Another reason for COD's popularity is black money, says Milan Sheth, Partner and Technology Industry Leader for Ernst & Young India.  People prefer to use cash for high-value transactions.  "Many want to pay by cash in Tier-II areas. Aspirational purchases are a trigger for COD," he says. 


  • Low credit-card penetration in India
  • Black money culture
  • Privacy and security concerns of using cards online
  • Desire to touch and feel a product before paying for it
  • Builds trust for new companies
COD is used in other emerging markets such as China, Russia and Vietnam, too. The popular perception is that Flipkart, India's biggest online retailer, pioneered it in India. In fact, older e-commerce companies have tried it before. "In 2005, we were doing it at Indiatimes shopping," says Sharat Dhall, President of Yatra Online. He was vice president of e-commerce at between 2005 and 2007. Flipkart started in 2007 and introduced COD in 2010.

E-commerce companies also use COD to build trust. E-commerce is young in India, and COD bridges the gap between online and brick-and-mortar retail, by allowing consumers to touch and feel the product before they pay up.

"COD offers a fairly risk-free trial process for a new user," says Dhall. "It has helped unlock a huge amount of demand." Some travel e-commerce players, he adds, offer COD for international tickets and holidays. "When it started happening five or seven years ago, it popularised international products. Customers had card limits, and these were high-value transactions," he says.

Trust is a driver for COD, considering that none of India's e-commerce companies are huge brands, says Harish Bahl, founder and Chairman of online retailer Fashion & You. "COD is easier than credit cards, which have a high failure rate," he says. "Then there are category-specific factors that necessitate COD. In fashion, you may not be sure of the fit." Sixty per cent of Fashion & You transactions are COD.

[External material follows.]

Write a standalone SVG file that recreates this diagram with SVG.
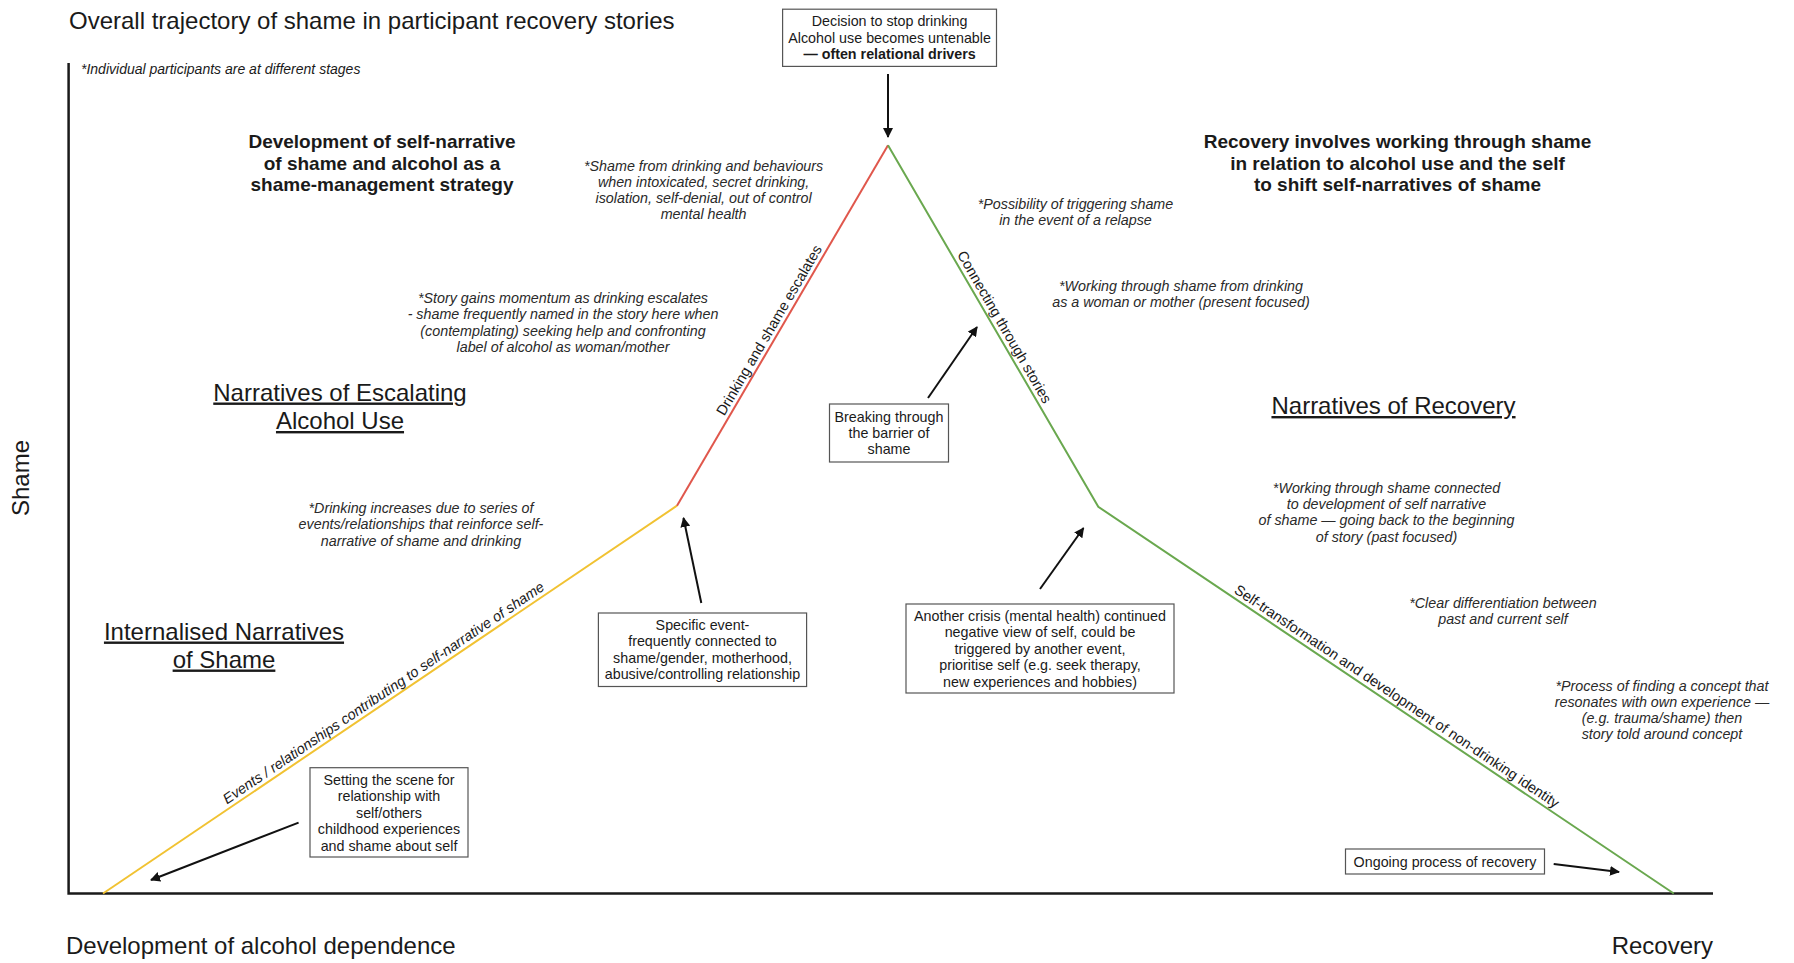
<svg xmlns="http://www.w3.org/2000/svg" width="1794" height="963" viewBox="0 0 1794 963">
<style>
text{font-family:"Liberation Sans",Arial,sans-serif;fill:#1a1a1a}
.big{font-size:24px}
.head{font-size:19px;font-weight:bold;text-anchor:middle}
.note{font-size:14.3px;font-style:italic;text-anchor:middle;fill:#2a2a2a}
.box{fill:#fff;stroke:#555;stroke-width:1.2}
.bt{font-size:14.3px;text-anchor:middle}
.sec{font-size:24px;text-anchor:middle;text-decoration:underline}
.along{font-size:14.5px;text-anchor:middle}
.arrow{stroke:#111;stroke-width:2;fill:none;marker-end:url(#ah)}
.axis{stroke:#1a1a1a;stroke-width:2.5;fill:none}
</style>
<defs>
<marker id="ah" viewBox="0 0 10 10" refX="9" refY="5" markerWidth="5" markerHeight="5" orient="auto" markerUnits="strokeWidth">
<path d="M0,0 L10,5 L0,10 z" fill="#111"/>
</marker>
</defs>
<rect width="1794" height="963" fill="#fff"/>

<g id="title"><text class="big" x="69" y="29">Overall trajectory of shame in participant recovery stories</text></g>
<g id="stages-note"><text x="81" y="74" style="font-size:14px;font-style:italic">*Individual participants are at different stages</text></g>

<g id="axes">
<path class="axis" d="M68.6,63 V893.5 H1713"/>
<text class="big" x="29" y="478" text-anchor="middle" transform="rotate(-90 29 478)">Shame</text>
<text class="big" x="66" y="954">Development of alcohol dependence</text>
<text class="big" x="1713" y="954" text-anchor="end">Recovery</text>
</g>

<g id="trajectory">
<line x1="103" y1="893.5" x2="677" y2="505.7" stroke="#f1c232" stroke-width="2"/>
<line x1="677" y1="505.7" x2="888" y2="145.3" stroke="#e0574c" stroke-width="2"/>
<polyline points="888,145.3 1098.3,506.8 1673.8,893.5" fill="none" stroke="#6aa84f" stroke-width="2"/>
<text class="along" style="font-style:italic" x="386.2" y="696.9" transform="rotate(-34.04 386.2 696.9)">Events / relationships contributing to self-narrative of shame</text>
<text class="along" x="773.4" y="332.6" transform="rotate(-59.66 773.4 332.6)">Drinking and shame escalates</text>
<text class="along" x="1000.2" y="329.5" transform="rotate(59.85 1000.2 329.5)">Connecting through stories</text>
<text class="along" x="1394.2" y="700.4" transform="rotate(33.88 1394.2 700.4)">Self-transformation and development of non-drinking identity</text>
</g>

<g id="connectors">
<line class="arrow" x1="888" y1="74" x2="888" y2="137"/>
<line class="arrow" x1="928" y1="398" x2="977" y2="327"/>
<line class="arrow" x1="701.3" y1="603" x2="683.5" y2="518"/>
<line class="arrow" x1="1040" y1="589" x2="1083.5" y2="528"/>
<line class="arrow" x1="298.6" y1="822.6" x2="151" y2="880"/>
<line class="arrow" x1="1553.7" y1="864" x2="1619" y2="872"/>
</g>

<g id="heading-left">
<text class="head" x="382" y="147.6">Development of self-narrative</text>
<text class="head" x="382" y="169.5">of shame and alcohol as a</text>
<text class="head" x="382" y="191.4">shame-management strategy</text>
</g>
<g id="heading-right">
<text class="head" x="1397.5" y="147.6">Recovery involves working through shame</text>
<text class="head" x="1397.5" y="169.5">in relation to alcohol use and the self</text>
<text class="head" x="1397.5" y="191.4">to shift self-narratives of shame</text>
</g>

<g id="decision-box">
<rect class="box" x="782.6" y="9.2" width="213.9" height="57.2"/>
<text class="bt" x="889.6" y="26">Decision to stop drinking</text>
<text class="bt" x="889.6" y="42.5">Alcohol use becomes untenable</text>
<text class="bt" x="889.6" y="59" font-weight="bold">— often relational drivers</text>
</g>

<g id="note-shame-drinking">
<text class="note" x="703.6" y="170.5">*Shame from drinking and behaviours</text>
<text class="note" x="703.6" y="186.7">when intoxicated, secret drinking,</text>
<text class="note" x="703.6" y="202.9">isolation, self-denial, out of control</text>
<text class="note" x="703.6" y="219.1">mental health</text>
</g>
<g id="note-relapse">
<text class="note" x="1075.5" y="209">*Possibility of triggering shame</text>
<text class="note" x="1075.5" y="225.2">in the event of a relapse</text>
</g>
<g id="note-woman">
<text class="note" x="1181" y="290.6">*Working through shame from drinking</text>
<text class="note" x="1181" y="306.8">as a woman or mother (present focused)</text>
</g>
<g id="note-momentum">
<text class="note" x="563" y="303">*Story gains momentum as drinking escalates</text>
<text class="note" x="563" y="319.3">- shame frequently named in the story here when</text>
<text class="note" x="563" y="335.6">(contemplating) seeking help and confronting</text>
<text class="note" x="563" y="351.9">label of alcohol as woman/mother</text>
</g>

<g id="section-escalating">
<text class="sec" x="340" y="400.5">Narratives of Escalating</text>
<text class="sec" x="340" y="429">Alcohol Use</text>
</g>
<g id="section-recovery">
<text class="sec" x="1393.5" y="414">Narratives of Recovery</text>
</g>
<g id="section-internalised">
<text class="sec" x="224" y="639.5">Internalised Narratives</text>
<text class="sec" x="224" y="667.5">of Shame</text>
</g>

<g id="breaking-box">
<rect class="box" x="829.5" y="404" width="119" height="58"/>
<text class="bt" x="889" y="422">Breaking through</text>
<text class="bt" x="889" y="438.2">the barrier of</text>
<text class="bt" x="889" y="454.4">shame</text>
</g>

<g id="note-past">
<text class="note" x="1386.5" y="492.5">*Working through shame connected</text>
<text class="note" x="1386.5" y="508.9">to development of self narrative</text>
<text class="note" x="1386.5" y="525.3">of shame — going back to the beginning</text>
<text class="note" x="1386.5" y="541.7">of story (past focused)</text>
</g>
<g id="note-drinking-increases">
<text class="note" x="421" y="513">*Drinking increases due to series of</text>
<text class="note" x="421" y="529.4">events/relationships that reinforce self-</text>
<text class="note" x="421" y="545.8">narrative of shame and drinking</text>
</g>

<g id="specific-box">
<rect class="box" x="598.4" y="613" width="208.2" height="73.5"/>
<text class="bt" x="702.5" y="629.5">Specific event-</text>
<text class="bt" x="702.5" y="646">frequently connected to</text>
<text class="bt" x="702.5" y="662.5">shame/gender, motherhood,</text>
<text class="bt" x="702.5" y="679">abusive/controlling relationship</text>
</g>

<g id="crisis-box">
<rect class="box" x="906" y="604" width="268" height="89"/>
<text class="bt" x="1040" y="621">Another crisis (mental health) continued</text>
<text class="bt" x="1040" y="637.4">negative view of self, could be</text>
<text class="bt" x="1040" y="653.8">triggered by another event,</text>
<text class="bt" x="1040" y="670.2">prioritise self (e.g. seek therapy,</text>
<text class="bt" x="1040" y="686.6">new experiences and hobbies)</text>
</g>

<g id="note-differentiation">
<text class="note" x="1503" y="608">*Clear differentiation between</text>
<text class="note" x="1503" y="624.2">past and current self</text>
</g>
<g id="note-concept">
<text class="note" x="1662" y="690.5">*Process of finding a concept that</text>
<text class="note" x="1662" y="706.7">resonates with own experience —</text>
<text class="note" x="1662" y="722.9">(e.g. trauma/shame) then</text>
<text class="note" x="1662" y="739.1">story told around concept</text>
</g>

<g id="scene-box">
<rect class="box" x="310" y="767.7" width="158" height="89.3"/>
<text class="bt" x="389" y="785">Setting the scene for</text>
<text class="bt" x="389" y="801.4">relationship with</text>
<text class="bt" x="389" y="817.8">self/others</text>
<text class="bt" x="389" y="834.2">childhood experiences</text>
<text class="bt" x="389" y="850.6">and shame about self</text>
</g>

<g id="ongoing-box">
<rect class="box" x="1345.5" y="849" width="199" height="25"/>
<text class="bt" x="1445" y="866.5">Ongoing process of recovery</text>
</g>
</svg>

COD has helped e-commerce grow, but it does have pitfalls. It can be expensive for the seller if the buyer returns a product, as the company pays two-way courier charges. The return rates in online shopping in COD transactions averages around 40 per cent, the E&Y report says.

There are also working capital issues. The report notes that COD adds a layer to the supply chain, because of cash handling. This can increase the settlement period of online retailers and courier companies to as much as three weeks. This stretches the online retailers' cash collection cycle.

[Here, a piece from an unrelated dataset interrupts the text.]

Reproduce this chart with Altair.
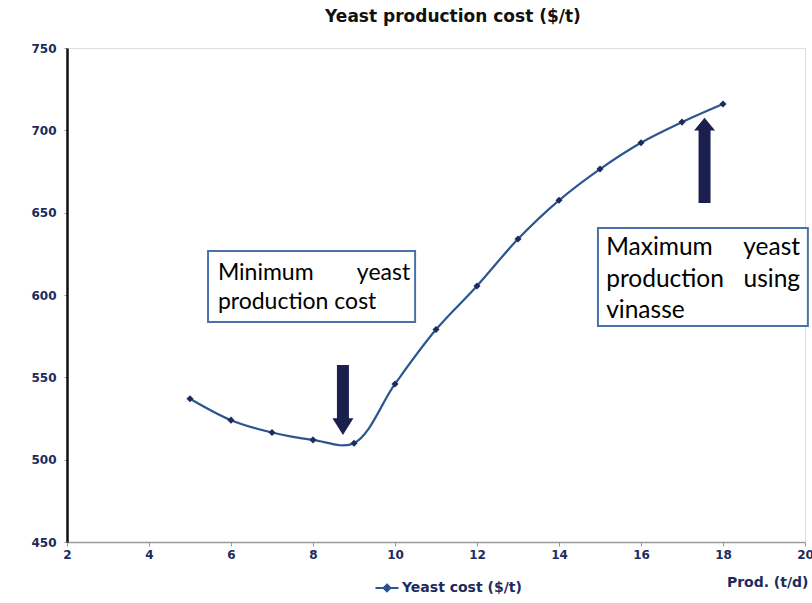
import altair as alt
import pandas as pd

# ---- data ----
prod = [5, 6, 7, 8, 9, 10, 11, 12, 13, 14, 15, 16, 17, 18]
cost = [537, 524, 516.5, 512, 510, 546, 579, 605.5, 634, 657.5, 676.5, 692.5, 705, 716]
series_name = "Yeast cost ($/t)"

# annotation boxes (data units)
box_x = [5.44, 14.95]
box_x2 = [10.49, 20.07]
box_y = [626.7, 640.7]
box_y2 = [583.6, 581.2]

# annotation words (data units)
word_text = ["Minimum", "yeast", "production cost", "Maximum", "yeast", "production", "using", "vinasse"]
word_x = [5.68, 10.37, 5.68, 15.15, 19.88, 15.15, 19.88, 15.15]
word_y = [613.4, 613.4, 595.8, 628.5, 628.5, 609.1, 609.1, 590.3]
word_align = ["left", "right", "left", "left", "right", "left", "right", "left"]
word_box = [1, 1, 1, 2, 2, 2, 2, 2]

# arrows (data units)
arrow_x = [8.73, 17.55]
shaft_y = [557.5, 655.9]
shaft_y2 = [524.7, 700.2]
head_y = [520.1, 703.8]

df = pd.DataFrame({"prod": prod, "cost": cost, "series": series_name})
boxes = pd.DataFrame({"x": box_x, "x2": box_x2, "y": box_y, "y2": box_y2})
words = pd.DataFrame({"t": word_text, "x": word_x, "y": word_y, "a": word_align, "b": word_box})
arrows = pd.DataFrame({"x": arrow_x, "y": shaft_y, "y2": shaft_y2, "hy": head_y})

LABEL_FONT = "DejaVu Sans"
NAVY = "#1c2b5e"
LINE = "#2b5690"

xs = alt.Scale(domain=[2, 20], nice=False, zero=False)
ys = alt.Scale(domain=[450, 750], nice=False, zero=False)

x_axis = alt.Axis(values=[2, 4, 6, 8, 10, 12, 14, 16, 18, 20], grid=False,
                  domainColor="#9a9a9a", domainWidth=1.5, tickColor="#9a9a9a", tickSize=4,
                  labelFont=LABEL_FONT, labelFontWeight="bold", labelFontSize=12, labelColor=NAVY,
                  labelPadding=3, title="Prod. (t/d)", titleFont=LABEL_FONT, titleFontSize=14,
                  titleFontWeight="bold", titleColor=NAVY, titleX=741, titleY=40,
                  titleAlign="right", titleBaseline="middle", labelFlush=False)
y_axis = alt.Axis(values=[450, 500, 550, 600, 650, 700, 750], grid=False,
                  domainColor="#111111", domainWidth=2.5, tickColor="#9a9a9a", tickSize=3,
                  labelFont=LABEL_FONT, labelFontWeight="bold", labelFontSize=12, labelColor=NAVY,
                  labelPadding=8, title=None, labelFlush=False)

line = alt.Chart(df).mark_line(interpolate="catmull-rom", strokeWidth=2.2).encode(
    x=alt.X("prod:Q", scale=xs, axis=x_axis),
    y=alt.Y("cost:Q", scale=ys, axis=y_axis),
    color=alt.Color("series:N", scale=alt.Scale(range=[LINE]),
                    legend=alt.Legend(title=None, orient="none", legendX=307, legendY=527,
                                      symbolType="M-1,0L1,0M0,-0.3L0.3,0L0,0.3L-0.3,0Z",
                                      symbolSize=530, symbolStrokeWidth=2,
                                      symbolFillColor=NAVY, symbolStrokeColor=NAVY,
                                      labelFont=LABEL_FONT, labelFontWeight="bold",
                                      labelFontSize=14, labelColor=NAVY, labelOffset=2)),
)
pts = alt.Chart(df).mark_point(shape="diamond", filled=True, size=50, color=NAVY, opacity=1).encode(
    x=alt.X("prod:Q", scale=xs), y=alt.Y("cost:Q", scale=ys)
)

rects = alt.Chart(boxes).mark_rect(fill="white", stroke="#4a72a8", strokeWidth=2).encode(
    x=alt.X("x:Q", scale=xs), x2="x2:Q", y=alt.Y("y:Q", scale=ys), y2="y2:Q"
)

def words_layer(align, box, size):
    sub = words[(words.a == align) & (words.b == box)]
    return alt.Chart(sub).mark_text(
        align=align, baseline="middle", font="Lato", fontSize=size, color="#000000"
    ).encode(x=alt.X("x:Q", scale=xs), y=alt.Y("y:Q", scale=ys), text="t:N")

texts = [words_layer("left", 1, 23), words_layer("right", 1, 23),
         words_layer("left", 2, 24.5), words_layer("right", 2, 24.5)]

shafts = alt.Chart(arrows).mark_rule(strokeWidth=12, color="#1a1f4e", strokeCap="butt").encode(
    x=alt.X("x:Q", scale=xs), y=alt.Y("y:Q", scale=ys), y2="y2:Q"
)
head_down = alt.Chart(arrows.iloc[[0]]).mark_point(
    shape="M-1,-0.8L1,-0.8L0,0.8Z", filled=True, size=441, color="#1a1f4e", opacity=1
).encode(x=alt.X("x:Q", scale=xs), y=alt.Y("hy:Q", scale=ys))
head_up = alt.Chart(arrows.iloc[[1]]).mark_point(
    shape="M-1,0.6L1,0.6L0,-0.6Z", filled=True, size=441, color="#1a1f4e", opacity=1
).encode(x=alt.X("x:Q", scale=xs), y=alt.Y("hy:Q", scale=ys))

chart = alt.layer(line, pts, rects, *texts, shafts, head_down, head_up).properties(
    width=738, height=494,
    autosize=alt.AutoSizeParams(type="none"),
    padding={"left": 67, "top": 48, "right": 7, "bottom": 61},
    title=alt.TitleParams("Yeast production cost ($/t)", font=LABEL_FONT, fontSize=17,
                          fontWeight="bold", color="#111111", anchor="middle", offset=16, dx=17),
).configure_view(stroke=None).configure(background="white")

chart.save("out.html", embed_options={"renderer": "svg", "actions": False})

"Besides more supply-chain costs, from a control perspective, it is not the best environment. There are chances of pilferage in cash handling," says Gaurav Gupta, Senior Director at Deloitte in India. However, for now the cons of COD are outweighed by the pros - it is expanding the e-commerce market and drawing in new customers such as students, who don't own credit cards but spend a lot of time on the Internet. No wonder many industry watchers call it a "necessary evil".